DeepMind Improves Speech Output Through Artificial Intelligence
The folks at DeepMind have blown the top off speech output with a new capability called WaveNet. Already famous for using artificial intelligence (AI) to beat a professional Chinese Go player, the Alphabet subsidiary disclosed Sept. 8 how far it has come along the path toward nearly flawless text-to-speech conversion. The published paper is here.
Most people, if they ponder it at all, think of this problem as solved. Siri, Echo, Cortana, Nuance, Google’s existing text-to-speech app, all more or less render speech. Mathematically, speech output has been thought of as simpler than speech input, which involves the hard problem of recognition, of understanding. Output is just: have sound; play it.
But most computerized speech still seems wooden, essentially because it’s made up bits and pieces of sound, phonemes or syllables. These elements are stored in some location and called when needed. Arranged altogether, they have difficulty expressing any human grace. They have their preprogrammed intonation, which sounds jarring when certain elements are juxtaposed.

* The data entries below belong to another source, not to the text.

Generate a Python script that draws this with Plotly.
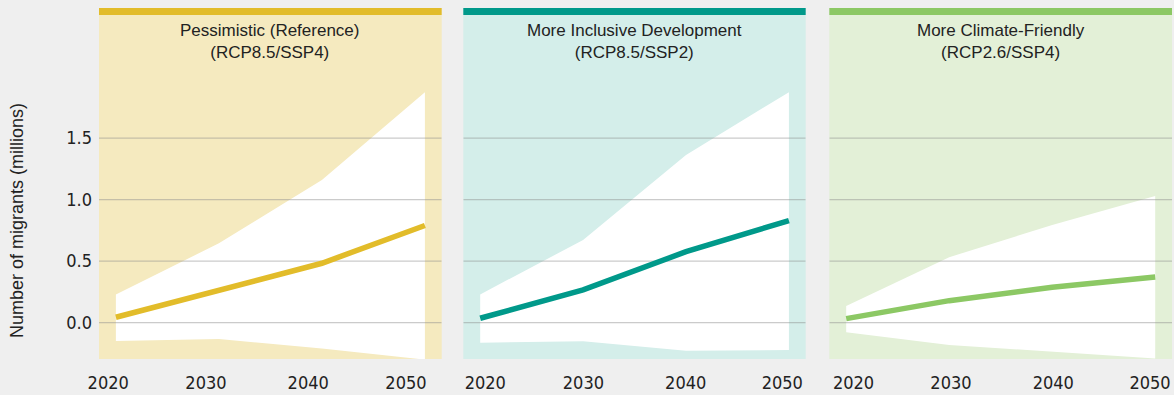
import plotly.graph_objects as go

# ---- data ----
years = [2020, 2030, 2040, 2050]
titles = ["Pessimistic (Reference)<br>(RCP8.5/SSP4)",
          "More Inclusive Development<br>(RCP8.5/SSP2)",
          "More Climate-Friendly<br>(RCP2.6/SSP4)"]
pess_mid = [0.044, 0.26, 0.483, 0.79]
pess_hi = [0.23, 0.645, 1.16, 1.873]
pess_lo = [-0.149, -0.133, -0.21, -0.30]
incl_mid = [0.036, 0.266, 0.577, 0.83]
incl_hi = [0.23, 0.672, 1.363, 1.873]
incl_lo = [-0.163, -0.151, -0.228, -0.222]
clim_mid = [0.033, 0.179, 0.288, 0.372]
clim_hi = [0.136, 0.532, 0.794, 1.03]
clim_lo = [-0.078, -0.181, -0.235, -0.29]
y_ticks = [0.0, 0.5, 1.0, 1.5]
x_tick_text = ["2020", "2030", "2040", "2050"]
y_title = "Number of migrants (millions)"

# ---- style ----
W, H = 1174, 395
page_bg = "#EFEFEF"
bg_cols = ["#F5EABF", "#D4EEEA", "#E3F0D7"]
main_cols = ["#E2BC2A", "#00998A", "#8CC864"]
x_range = [2018.36, 2051.63]
y_range = [-0.295, 2.5]
tick_pos = [[2019.25, 2028.74, 2038.67, 2048.16],
            [2020.49, 2030.03, 2039.97, 2049.35],
            [2020.71, 2030.17, 2040.1, 2049.5]]
domains = [[99 / W, 441.7 / W], [463.3 / W, 805.7 / W], [829.3 / W, 1172 / W]]
y_dom = [1 - 359 / H, 1 - 15 / H]
tick_font = dict(family="Liberation Sans Narrow, Arial Narrow, DejaVu Sans Condensed, Liberation Sans, sans-serif",
                 size=18, color="#222222")

series = [(pess_mid, pess_hi, pess_lo), (incl_mid, incl_hi, incl_lo), (clim_mid, clim_hi, clim_lo)]

fig = go.Figure()
for i, (mid, hi, lo) in enumerate(series):
    xa = "x" if i == 0 else f"x{i+1}"
    ya = "y" if i == 0 else f"y{i+1}"
    fig.add_trace(go.Scatter(
        x=years + years[::-1], y=hi + lo[::-1], fill="toself",
        fillcolor="#FFFFFF", line=dict(width=0, color="#FFFFFF"),
        mode="lines", hoverinfo="skip", showlegend=False, xaxis=xa, yaxis=ya))
    gx, gy = [], []
    for t in y_ticks:
        gx += [x_range[0], x_range[1], None]
        gy += [t, t, None]
    fig.add_trace(go.Scatter(
        x=gx, y=gy, mode="lines", line=dict(color="rgba(140,140,140,0.45)", width=1.3),
        hoverinfo="skip", showlegend=False, xaxis=xa, yaxis=ya))
    fig.add_trace(go.Scatter(
        x=years, y=mid, mode="lines", line=dict(color=main_cols[i], width=5.5),
        showlegend=False, xaxis=xa, yaxis=ya))

layout = dict(
    width=W, height=H,
    margin=dict(l=0, r=0, t=0, b=0, pad=0, autoexpand=False),
    paper_bgcolor=page_bg,
    plot_bgcolor="rgba(0,0,0,0)",
    showlegend=False,
    font=dict(family="Liberation Sans, Arial, sans-serif", color="#222222"),
)
shapes = []
annotations = []
for i in range(3):
    sx = "" if i == 0 else str(i + 1)
    layout["xaxis" + sx] = dict(
        domain=domains[i], range=x_range, showgrid=False, zeroline=False,
        tickmode="array", tickvals=tick_pos[i], ticktext=x_tick_text,
        ticks="", showline=False, ticklabelstandoff=11, automargin=False,
        tickfont=tick_font, anchor="y" + sx, fixedrange=True)
    layout["yaxis" + sx] = dict(
        domain=y_dom, range=y_range, showgrid=False, zeroline=False,
        tickmode="array", tickvals=y_ticks, ticktext=[f"{v:.1f}" for v in y_ticks],
        showticklabels=(i == 0), ticks="", ticklabelstandoff=6, automargin=False,
        tickfont=tick_font, anchor="x" + sx, fixedrange=True)
    shapes.append(dict(type="rect", xref=f"x{sx} domain", yref=f"y{sx} domain",
                       x0=0, x1=1, y0=0, y1=1, fillcolor=bg_cols[i],
                       line=dict(width=0), layer="below"))
    shapes.append(dict(type="rect", xref=f"x{sx} domain", yref="paper",
                       x0=0, x1=1, y0=1 - 15 / H, y1=1 - 8 / H, fillcolor=main_cols[i],
                       line=dict(width=0), layer="above"))
    annotations.append(dict(text=titles[i], xref=f"x{sx} domain", yref="paper",
                            x=0.5, y=1 - 41 / H, xanchor="center", yanchor="middle",
                            showarrow=False, align="center",
                            font=dict(size=17, color="#222222",
                                      family="Liberation Sans, Arial, sans-serif")))
annotations.append(dict(text=y_title, xref="paper", yref="paper", x=17 / W, y=1 - 221 / H,
                        xanchor="center", yanchor="middle", textangle=-90, showarrow=False,
                        font=dict(size=18, color="#222222",
                                  family="Liberation Sans, Arial, sans-serif")))
layout["shapes"] = shapes
layout["annotations"] = annotations
fig.update_layout(**layout)
fig.write_html("out.html", config={"displayModeBar": False},
               post_script="document.body.style.margin='0';document.body.style.background='#EFEFEF';")
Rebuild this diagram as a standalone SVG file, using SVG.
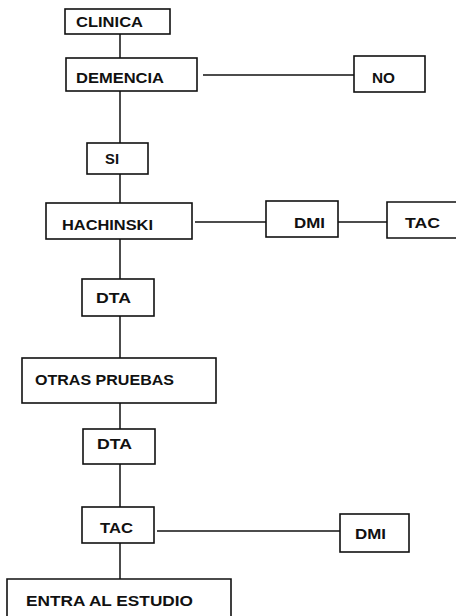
<svg xmlns="http://www.w3.org/2000/svg" width="456" height="616" viewBox="0 0 456 616">
<style>
.b{fill:#fff;stroke:#111;stroke-width:1.6}
.c{stroke:#111;stroke-width:1.5;fill:none}
text{font-family:"Liberation Sans",Arial,sans-serif;font-weight:bold;font-size:15.5px;fill:#111}
</style>
<rect width="456" height="616" fill="#fff"/>
<g id="connectors">
<line class="c" x1="120" y1="34" x2="120" y2="58"/>
<line class="c" x1="120" y1="91" x2="120" y2="143"/>
<line class="c" x1="120" y1="174" x2="120" y2="203"/>
<line class="c" x1="120" y1="239" x2="120" y2="279"/>
<line class="c" x1="120" y1="316" x2="120" y2="358"/>
<line class="c" x1="120" y1="403" x2="120" y2="429"/>
<line class="c" x1="120" y1="464" x2="120" y2="507"/>
<line class="c" x1="120" y1="543" x2="120" y2="579"/>
<line class="c" x1="203" y1="75" x2="354" y2="75"/>
<line class="c" x1="195" y1="222" x2="266" y2="222"/>
<line class="c" x1="338" y1="222" x2="387" y2="222"/>
<line class="c" x1="157" y1="531" x2="340" y2="531"/>
</g>
<g id="clinica"><rect class="b" x="65" y="9" width="105" height="25"/><text x="76" y="27" textLength="67" lengthAdjust="spacingAndGlyphs">CLINICA</text></g>
<g id="demencia"><rect class="b" x="66" y="58" width="131" height="33"/><text x="76" y="83" textLength="88" lengthAdjust="spacingAndGlyphs">DEMENCIA</text></g>
<g id="no"><rect class="b" x="354" y="56" width="71" height="36"/><text x="372" y="83" textLength="23" lengthAdjust="spacingAndGlyphs">NO</text></g>
<g id="si"><rect class="b" x="87" y="143" width="61" height="31"/><text x="105" y="164" textLength="14" lengthAdjust="spacingAndGlyphs">SI</text></g>
<g id="hachinski"><rect class="b" x="46" y="203" width="146" height="36"/><text x="62" y="230" textLength="91" lengthAdjust="spacingAndGlyphs">HACHINSKI</text></g>
<g id="dmi1"><rect class="b" x="266" y="201" width="72" height="36"/><text x="294" y="228" textLength="31" lengthAdjust="spacingAndGlyphs">DMI</text></g>
<g id="tac1"><path class="b" d="M460 202 H387 V238 H460"/><text x="405" y="228" textLength="35" lengthAdjust="spacingAndGlyphs">TAC</text></g>
<g id="dta1"><rect class="b" x="82" y="279" width="72" height="37"/><text x="96" y="303" textLength="35" lengthAdjust="spacingAndGlyphs">DTA</text></g>
<g id="otras"><rect class="b" x="22" y="358" width="194" height="45"/><text x="35" y="385" textLength="139" lengthAdjust="spacingAndGlyphs">OTRAS PRUEBAS</text></g>
<g id="dta2"><rect class="b" x="83" y="429" width="72" height="35"/><text x="97" y="449" textLength="35" lengthAdjust="spacingAndGlyphs">DTA</text></g>
<g id="tac2"><rect class="b" x="82" y="507" width="72" height="36"/><text x="100" y="533" textLength="33" lengthAdjust="spacingAndGlyphs">TAC</text></g>
<g id="dmi2"><rect class="b" x="340" y="514" width="69" height="38"/><text x="355" y="539" textLength="31" lengthAdjust="spacingAndGlyphs">DMI</text></g>
<g id="entra"><path class="b" d="M7 620 V579 H231 V620"/><text x="26" y="606" textLength="167" lengthAdjust="spacingAndGlyphs">ENTRA AL ESTUDIO</text></g>
</svg>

DeepMind approaches the problem at an atomic level, absorbing tremendous quantities of raw audio data — signal amplitude per time, or the loudness of a sound at each instant — which can be depicted as a wave on a graph. What’s amazing here is that when you look at raw audio (à la Lev Rubin, the voiceprint-reading prisoner in Solzhenitsyn’s In the First Circle), “it’s seemingly impossible to discern even syllable boundaries,” says Dave Baggett, who did work in the field of computational phonology in the past and more recently founded Inky, the slick new secure email client. “You can’t tell the difference easily between bleeps and bloops from a numbers station and somebody speaking English.”
And taking this raw signal alone as input, WaveNet’s model can be trained to do more accurate text-to-speech conversion than we’ve ever seen before. Just listen to the audio samples in the WaveNet blog post. And remember, raw audio is what the ear receives. WaveNet’s waves just represent the amount of air pressure hitting an eardrum at a given moment, how hard the sound is pushing the eardrum. That’s the input for human speech learning. So, a very simple training model can “learn” to fluently “pronounce” English or Mandarin.
Huh. A simple model run iteratively on a tremendous amount of data with huge processor resources equals fluency. Sounds like a human brain. Oh, maybe that’s why we’re so good at learning to talk. Well, one of the reasons.
The thing is, the ability to train a simple network to pronounce English fluently calls into question — at least up to a certain point in the linguistic “stack” — theories that posit the existence of a universal grammar that babies are born with. WaveNet doesn’t have any built-in language model to start with. It’s just a tabula rasa with a simple training model that throws a ton of computing resources at a huge corpus of raw audio.
In language philosophy, the argument between tabula rasa and universal grammar remains central. If humans start with a bare-bones audio processing mechanism and language is 99% learned, then universal grammar might be fiction. If a general learning mechanism can learn language, then linguistics has a simpler explanation for how humans came to speak and understand, an explanation that better accords with an evolutionary explanation than does a big hairy universal grammar mutation. If language is so complicated, how could we have gone from chimps (no language) to humans (full language) with only a small set of mutations?
A simple story of repurposing a mutation that makes use of an existing learning mechanism is much more plausible than the sudden installation of an entire complex grammar. Chimps just don’t have that one mutation and we do. Otherwise, our brains are essentially identical. This rationale fares much better from an Occam’s Razor (law of parsimony) point of view.
Noam Chomsky posited the existence of a magic genetic endowment present only in humans, built into our brains from birth, that allows us to learn human language. But if you don’t need a universal grammar to learn language, then most of what he wrote about linguistics is dead wrong. Universal grammar explains learnability at the expense of evolutionary plausibility, which seems out of focus. And it’s quite possible that phonology is just the tip of the iceberg. Syntax, which is higher up the stack and where most of the complexity of the universal grammar theory lies, may or may not be addressable by this type of phonological learning. It’s possible that syntax is amenable to a similar approach.
If WaveNet — which looks more like a glimpse of uncharted territory than a solitary result — can deliver learnability without a universal grammar, then we may not need all the old linguistic baggage to explain human language learning.